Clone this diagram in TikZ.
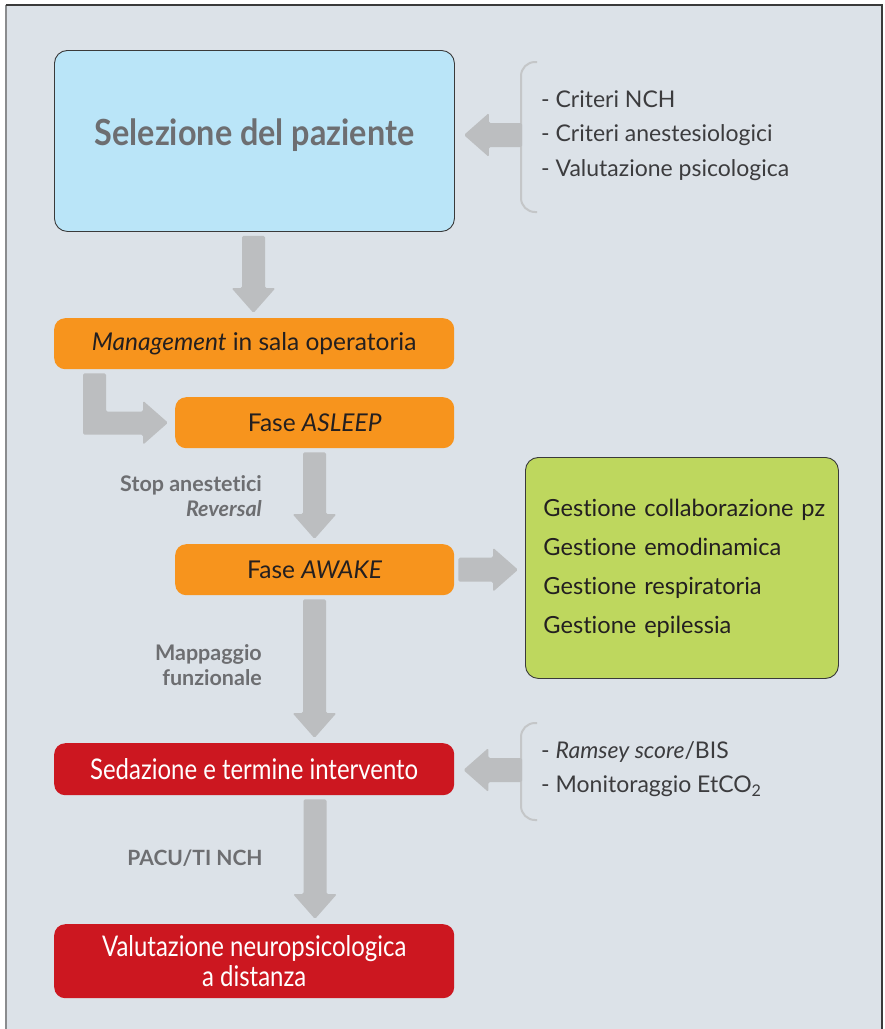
\documentclass[tikz,border=0pt]{standalone}
\usepackage{fontspec}
\setmainfont{Lato}[Ligatures=NoCommon]
\newfontfamily\condfont[FakeStretch=0.84,Ligatures=NoCommon]{Lato}
\newfontfamily\titlefont[FakeStretch=0.9,Ligatures=NoCommon]{Lato}
\usetikzlibrary{calc}
\definecolor{bg}{HTML}{DCE2E8}
\definecolor{framedark}{HTML}{3A3A3A}
\definecolor{frameleft}{HTML}{8A8C8E}
\definecolor{bluefill}{HTML}{BAE5F8}
\definecolor{orangefill}{HTML}{F7941D}
\definecolor{greenfill}{HTML}{BED75E}
\definecolor{redfill}{HTML}{CC1720}
\definecolor{arrowgray}{HTML}{BCBEC0}
\definecolor{bracegray}{HTML}{C4C6C8}
\definecolor{labelgray}{HTML}{6D6E71}
\definecolor{textdark}{HTML}{231F20}
\definecolor{listgray}{HTML}{3C3C3E}
\tikzset{
  boxbase/.style={rectangle, anchor=north west, inner sep=0pt, align=center},
  bluebox/.style={boxbase, fill=bluefill, draw=framedark, line width=0.9pt, rounded corners=13pt},
  orangebox/.style={boxbase, fill=orangefill, rounded corners=11pt, text=textdark,
    font=\fontsize{24.5}{28}\selectfont},
  greenbox/.style={boxbase, fill=greenfill, draw=framedark, line width=0.9pt, rounded corners=13pt,
    text=textdark, align=left, text width=277pt, font=\fontsize{23.6}{39}\selectfont},
  redbox/.style={boxbase, fill=redfill, rounded corners=11pt, text=white,
    font=\condfont\fontsize{28.5}{30}\selectfont},
  sidelabel/.style={text=labelgray, font=\bfseries\fontsize{21.5}{25}\selectfont, align=right, inner sep=0pt},
  listtext/.style={text=listgray, font=\fontsize{23}{34.5}\selectfont, align=left, inner sep=0pt, anchor=west},
  brace/.style={draw=bracegray, line width=2pt, rounded corners=14pt},
}
\newcommand\fatdown[3]{%
  \fill[arrowgray, rounded corners=1.5pt] let \p1=(#2.south), \p2=(#3.north) in
  (#1pt-11.5pt,\y1-4pt) -- (#1pt+11.5pt,\y1-4pt) -- (#1pt+11.5pt,\y2+30pt) --
  (#1pt+22pt,\y2+30pt) -- (#1pt,\y2+5pt) -- (#1pt-22pt,\y2+30pt) --
  (#1pt-11.5pt,\y2+30pt) -- cycle;}
\newcommand\fatleft[2]{%
  \fill[arrowgray, rounded corners=1.5pt] let \p1=(#1), \p2=(#2.east) in
  (\x1,\y1+12pt) -- (\x2+34pt,\y1+12pt) -- (\x2+34pt,\y1+22pt) -- (\x2+9pt,\y1) --
  (\x2+34pt,\y1-22pt) -- (\x2+34pt,\y1-12pt) -- (\x1,\y1-12pt) -- cycle;}
\begin{document}
\begin{tikzpicture}[x=1pt, y=-1pt]
\useasboundingbox (0,0) rectangle (885,1029);
% frame
\fill[bg] (6,5) rectangle (882,1029);
\draw[frameleft, line width=1.3pt] (6,5) -- (6,1029);
\draw[framedark, line width=1.5pt] (5.5,5) -- (882,5) -- (882,1029);

% boxes
\node[bluebox, minimum width=400pt, minimum height=181pt] (sel) at (54,50)
  {\raisebox{17pt}{\textcolor{labelgray}{\titlefont\bfseries\fontsize{36}{40}\selectfont Selezione del paziente}}};
\node[orangebox, minimum width=400pt, minimum height=51pt] (mgmt) at (54,318)
  {\textit{Management} in sala operatoria};
\node[orangebox, minimum width=279pt, minimum height=51pt] (asleep) at (175,397)
  {Fase \textit{ASLEEP}};
\node[orangebox, minimum width=279pt, minimum height=51pt] (awake) at (175,544)
  {Fase \textit{AWAKE}};
\node[greenbox, minimum width=313pt, minimum height=221pt] (gest) at (525,457)
  {\mbox{Gestione collaborazione pz}\\ Gestione emodinamica\\ Gestione respiratoria\\ Gestione epilessia};
\node[redbox, minimum width=400pt, minimum height=52pt] (sed) at (54,743)
  {Sedazione e termine intervento};
\node[redbox, minimum width=400pt, minimum height=74pt] (val) at (54,924)
  {Valutazione neuropsicologica\\ a distanza};

% side lists with braces
\node[listtext] (crit) at (541,135.5)
  {- Criteri NCH\\ - Criteri anestesiologici\\ - Valutazione psicologica};
\draw[brace] (537,62) -- (521,62) -- (521,212) -- (537,212);
\coordinate (critarrow) at (522,135);

\node[listtext] (mon) at (541,769)
  {- \textit{Ramsey score}/BIS\\ - Monitoraggio EtCO\textsubscript{2}};
\draw[brace] (537,723) -- (521,723) -- (521,820) -- (537,820);
\coordinate (monarrow) at (522,770);

% labels
\node[sidelabel, anchor=east] (lab1) at (262,496.5) {Stop anestetici\\ \textit{Reversal}};
\node[sidelabel, anchor=east] (lab2) at (262,665.5) {Mappaggio\\ funzionale};
\node[text=labelgray, font=\bfseries\fontsize{21}{25}\selectfont, inner sep=0pt] (lab3) at (195,858) {PACU/TI NCH};

% arrows
\fatdown{253.5}{sel}{mgmt}
\fatdown{314.5}{asleep}{awake}
\fatdown{314.5}{awake}{sed}
\fatdown{315}{sed}{val}
\fatleft{critarrow}{sel}
\fatleft{monarrow}{sed}
\fill[arrowgray, rounded corners=1.5pt] let \p1=(awake.east), \p2=(gest.west) in
  (\x1+4pt,\y1+12pt) -- (\x2-32pt,\y1+12pt) -- (\x2-32pt,\y1+22pt) -- (\x2-7pt,\y1) --
  (\x2-32pt,\y1-22pt) -- (\x2-32pt,\y1-12pt) -- (\x1+4pt,\y1-12pt) -- cycle;
\fill[arrowgray, rounded corners=1.5pt] let \p1=(mgmt.south west), \p2=(asleep.west) in
  (\x1+29pt,\y1-4pt) -- (\x1+52pt,\y1-4pt) -- (\x1+52pt,\y2+11pt) -- (\x2-32pt,\y2+11pt) --
  (\x2-32pt,\y2+22pt) -- (\x2-7pt,\y2) -- (\x2-32pt,\y2-22pt) -- (\x2-32pt,\y2-12pt) --
  (\x1+29pt,\y2-12pt) -- cycle;
\end{tikzpicture}
\end{document}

-*-*-

→ Given problem
Make an exact copy of the data above, pictures excluded.

→ Task solution
Clone this diagram in TikZ.
\documentclass[tikz,border=0pt]{standalone}
\usepackage{fontspec}
\setmainfont{Lato}[Ligatures=NoCommon]
\newfontfamily\condfont[FakeStretch=0.84,Ligatures=NoCommon]{Lato}
\newfontfamily\titlefont[FakeStretch=0.9,Ligatures=NoCommon]{Lato}
\usetikzlibrary{calc}
\definecolor{bg}{HTML}{DCE2E8}
\definecolor{framedark}{HTML}{3A3A3A}
\definecolor{frameleft}{HTML}{8A8C8E}
\definecolor{bluefill}{HTML}{BAE5F8}
\definecolor{orangefill}{HTML}{F7941D}
\definecolor{greenfill}{HTML}{BED75E}
\definecolor{redfill}{HTML}{CC1720}
\definecolor{arrowgray}{HTML}{BCBEC0}
\definecolor{bracegray}{HTML}{C4C6C8}
\definecolor{labelgray}{HTML}{6D6E71}
\definecolor{textdark}{HTML}{231F20}
\definecolor{listgray}{HTML}{3C3C3E}
\tikzset{
  boxbase/.style={rectangle, anchor=north west, inner sep=0pt, align=center},
  bluebox/.style={boxbase, fill=bluefill, draw=framedark, line width=0.9pt, rounded corners=13pt},
  orangebox/.style={boxbase, fill=orangefill, rounded corners=11pt, text=textdark,
    font=\fontsize{24.5}{28}\selectfont},
  greenbox/.style={boxbase, fill=greenfill, draw=framedark, line width=0.9pt, rounded corners=13pt,
    text=textdark, align=left, text width=277pt, font=\fontsize{23.6}{39}\selectfont},
  redbox/.style={boxbase, fill=redfill, rounded corners=11pt, text=white,
    font=\condfont\fontsize{28.5}{30}\selectfont},
  sidelabel/.style={text=labelgray, font=\bfseries\fontsize{21.5}{25}\selectfont, align=right, inner sep=0pt},
  listtext/.style={text=listgray, font=\fontsize{23}{34.5}\selectfont, align=left, inner sep=0pt, anchor=west},
  brace/.style={draw=bracegray, line width=2pt, rounded corners=14pt},
}
\newcommand\fatdown[3]{%
  \fill[arrowgray, rounded corners=1.5pt] let \p1=(#2.south), \p2=(#3.north) in
  (#1pt-11.5pt,\y1-4pt) -- (#1pt+11.5pt,\y1-4pt) -- (#1pt+11.5pt,\y2+30pt) --
  (#1pt+22pt,\y2+30pt) -- (#1pt,\y2+5pt) -- (#1pt-22pt,\y2+30pt) --
  (#1pt-11.5pt,\y2+30pt) -- cycle;}
\newcommand\fatleft[2]{%
  \fill[arrowgray, rounded corners=1.5pt] let \p1=(#1), \p2=(#2.east) in
  (\x1,\y1+12pt) -- (\x2+34pt,\y1+12pt) -- (\x2+34pt,\y1+22pt) -- (\x2+9pt,\y1) --
  (\x2+34pt,\y1-22pt) -- (\x2+34pt,\y1-12pt) -- (\x1,\y1-12pt) -- cycle;}
\begin{document}
\begin{tikzpicture}[x=1pt, y=-1pt]
\useasboundingbox (0,0) rectangle (885,1029);
% frame
\fill[bg] (6,5) rectangle (882,1029);
\draw[frameleft, line width=1.3pt] (6,5) -- (6,1029);
\draw[framedark, line width=1.5pt] (5.5,5) -- (882,5) -- (882,1029);

% boxes
\node[bluebox, minimum width=400pt, minimum height=181pt] (sel) at (54,50)
  {\raisebox{17pt}{\textcolor{labelgray}{\titlefont\bfseries\fontsize{36}{40}\selectfont Selezione del paziente}}};
\node[orangebox, minimum width=400pt, minimum height=51pt] (mgmt) at (54,318)
  {\textit{Management} in sala operatoria};
\node[orangebox, minimum width=279pt, minimum height=51pt] (asleep) at (175,397)
  {Fase \textit{ASLEEP}};
\node[orangebox, minimum width=279pt, minimum height=51pt] (awake) at (175,544)
  {Fase \textit{AWAKE}};
\node[greenbox, minimum width=313pt, minimum height=221pt] (gest) at (525,457)
  {\mbox{Gestione collaborazione pz}\\ Gestione emodinamica\\ Gestione respiratoria\\ Gestione epilessia};
\node[redbox, minimum width=400pt, minimum height=52pt] (sed) at (54,743)
  {Sedazione e termine intervento};
\node[redbox, minimum width=400pt, minimum height=74pt] (val) at (54,924)
  {Valutazione neuropsicologica\\ a distanza};

% side lists with braces
\node[listtext] (crit) at (541,135.5)
  {- Criteri NCH\\ - Criteri anestesiologici\\ - Valutazione psicologica};
\draw[brace] (537,62) -- (521,62) -- (521,212) -- (537,212);
\coordinate (critarrow) at (522,135);

\node[listtext] (mon) at (541,769)
  {- \textit{Ramsey score}/BIS\\ - Monitoraggio EtCO\textsubscript{2}};
\draw[brace] (537,723) -- (521,723) -- (521,820) -- (537,820);
\coordinate (monarrow) at (522,770);

% labels
\node[sidelabel, anchor=east] (lab1) at (262,496.5) {Stop anestetici\\ \textit{Reversal}};
\node[sidelabel, anchor=east] (lab2) at (262,665.5) {Mappaggio\\ funzionale};
\node[text=labelgray, font=\bfseries\fontsize{21}{25}\selectfont, inner sep=0pt] (lab3) at (195,858) {PACU/TI NCH};

% arrows
\fatdown{253.5}{sel}{mgmt}
\fatdown{314.5}{asleep}{awake}
\fatdown{314.5}{awake}{sed}
\fatdown{315}{sed}{val}
\fatleft{critarrow}{sel}
\fatleft{monarrow}{sed}
\fill[arrowgray, rounded corners=1.5pt] let \p1=(awake.east), \p2=(gest.west) in
  (\x1+4pt,\y1+12pt) -- (\x2-32pt,\y1+12pt) -- (\x2-32pt,\y1+22pt) -- (\x2-7pt,\y1) --
  (\x2-32pt,\y1-22pt) -- (\x2-32pt,\y1-12pt) -- (\x1+4pt,\y1-12pt) -- cycle;
\fill[arrowgray, rounded corners=1.5pt] let \p1=(mgmt.south west), \p2=(asleep.west) in
  (\x1+29pt,\y1-4pt) -- (\x1+52pt,\y1-4pt) -- (\x1+52pt,\y2+11pt) -- (\x2-32pt,\y2+11pt) --
  (\x2-32pt,\y2+22pt) -- (\x2-7pt,\y2) -- (\x2-32pt,\y2-22pt) -- (\x2-32pt,\y2-12pt) --
  (\x1+29pt,\y2-12pt) -- cycle;
\end{tikzpicture}
\end{document}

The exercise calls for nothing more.